Certification Objective 8.04: Creating the Physical Design for the Data Model | MCSD Analyzing Requirements and Defining .NET Solutions Architectures Study Guide (Exam 70-300 (Certification Press)

For relational databases, transforming the logical database design into a physical model is often not that difficult. The logical model does a good job of identifying the tables, their fields, the primary key or keys, and the relationships with other tables.

In order to convert a logical design into a physical one, three key properties must be added to the data model:

Assign a system data type to each of the fields
Define the physical file structure of the database, including file names and locations
Identify frequently searched fields that need additional indexes for performance reasons

Exam Watch
The MCSD 70-300 does not contain specific SQL syntax questions, although you have to understand how databases are modeled.

In this section, we will examine the issues related to designing the physical database design model.

Creating an Indexing Specification

In relational databases, an index is a special database construct that makes searching for data faster on a particular column or columns within a data table. There is a slight additional overhead for maintaining each index, so it is important not to index every column on every table. However, if there is a particular column that will frequently be used as one of the criteria in a search or a join operation, you should consider creating an index for that field.

Application developers do not need to specify particular indexes in their searches. The database server will intelligently make use of appropriate indexes when executing search or join operations by creating an execution plan. One of the important tools for database developers when tuning their applications for performance is to examine the execution plans for all the application queries, to see if adding more indexes could improve performance.

One important thing to remember when designing an indexing strategy is that primary keys do not need to be indexed. Primary keys are, by definition, already indexes. Databases already do their best to make searches against a primary key one of the most efficient database operations imaginable. On the other hand, foreign keys are not automatically indexes. Foreign keys are the most likely candidates to become indexes, because they are usually involved in join operations.

Generally speaking, there are two types of indexes: clustered and unclustered. A clustered index simply means that the data table is actually physically sorted according to the index itself. Any table can have at most one clustered index—usually the primary key. Unclustered indexes do not affect the order in which data is sorted on the physical disk drive. The database keeps a separate record of the sort order of the index, and can quickly link them to the existing sort order.

Certain columns make better indexes than others. Here are a few general guidelines for when to create indexes:

Columns that are frequently sorted on using the ORDER BY clause should be indexed.
Columns that participate in joins should always be indexed.
The column that stores the primary key of the table is frequently made a clustered index, especially if it is used in join operations. There can only be one clustered index per table.
A column that is often searched for in ranges of values could potentially be made a clustered index.
Take the nature of your application into account. If the nature of your application is to frequently write to the database (such as an online transaction processing, or OLTP, application), then indexes can slow down your application. However, if the nature of your application is to frequently read from the database (such as an online analytical processing, or OLAP, application), then indexes will often speed up your application considerably.

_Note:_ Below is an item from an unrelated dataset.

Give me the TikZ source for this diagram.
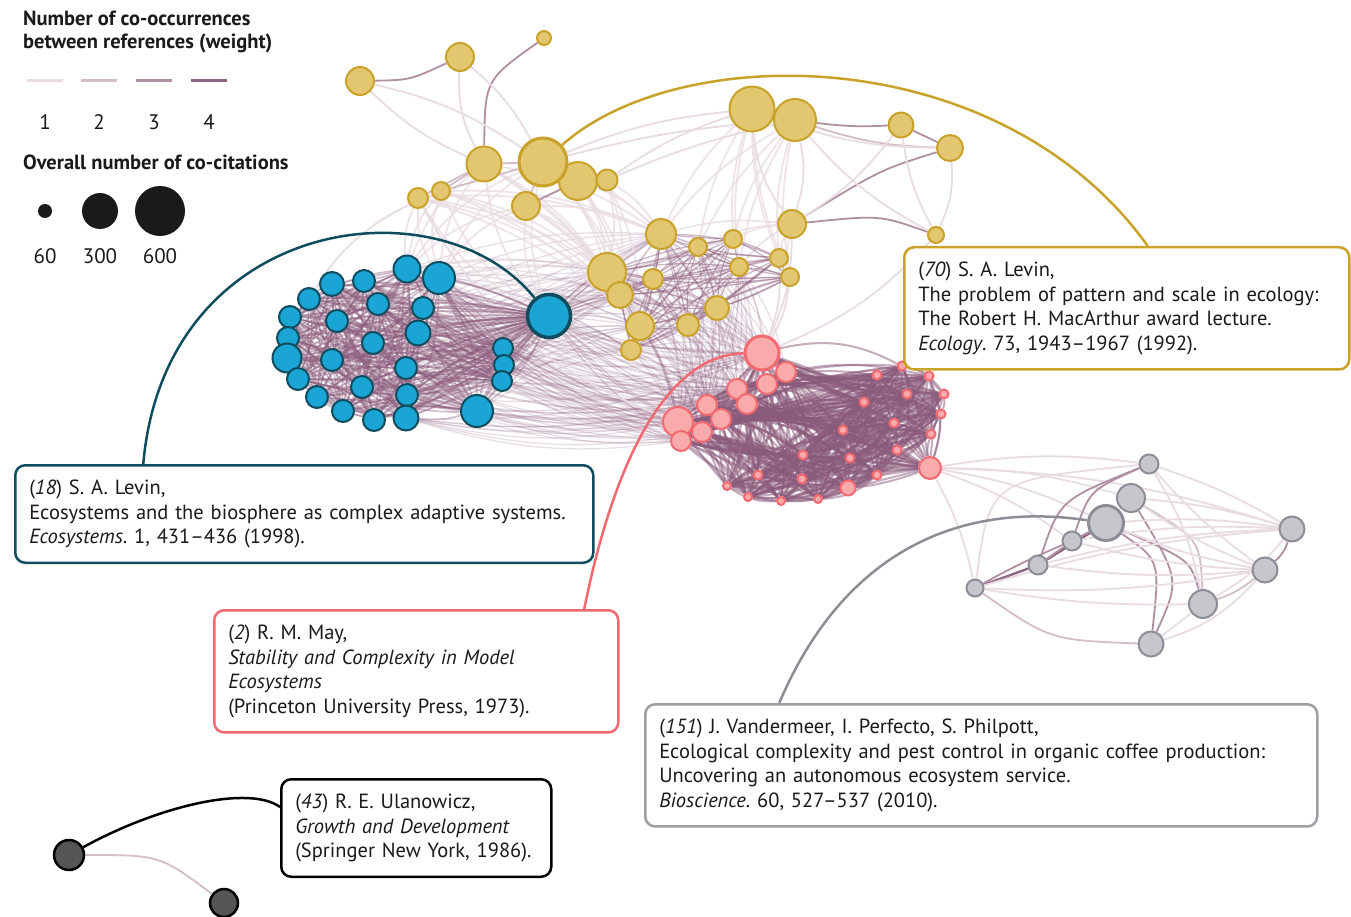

Creating new indexes is often a task that happens near the end of the developing phase. A database administrator (DBA), working with members of the development team, can analyze the performance bottlenecks of all of the application’s queries and reports.

Partitioning Data

In SQL Server, you can create a database table that is stored on two or more database servers. One way to do this is to split the data into horizontal partitions. A horizontal partition is a database table that only stores a subset of the total data. For example, look at the Sales table in Table 8-1.

A horizontally partitioned database table splits the database table based on the value in one of the columns. Looking at the example from Table 8-1, and assuming this Sales table consists of millions of data rows similar to those examples shown, we can split this table between the two sales offices: office number 32 and office number 13. We can set up and install two SQL Server machines, one in each of the offices, to handle the primary database workload. The tables are separate from each other, as each machine only handles search requests for the data in the tables it manages. But behind the scenes the two databases are linked, as you could easily run a search request against all the rows in the Sales database, and the results would return matches from both offices.

One of the biggest drawbacks to using partitioned tables is that you use the ability to manage unique keys between the two servers. Therefore, you must partition the tables based on a column that is unique to each one, such as the Office ID. Even though Sales ID would normally server on its own as a primary key, because the tables are partitioned the Office ID becomes part of the key as well.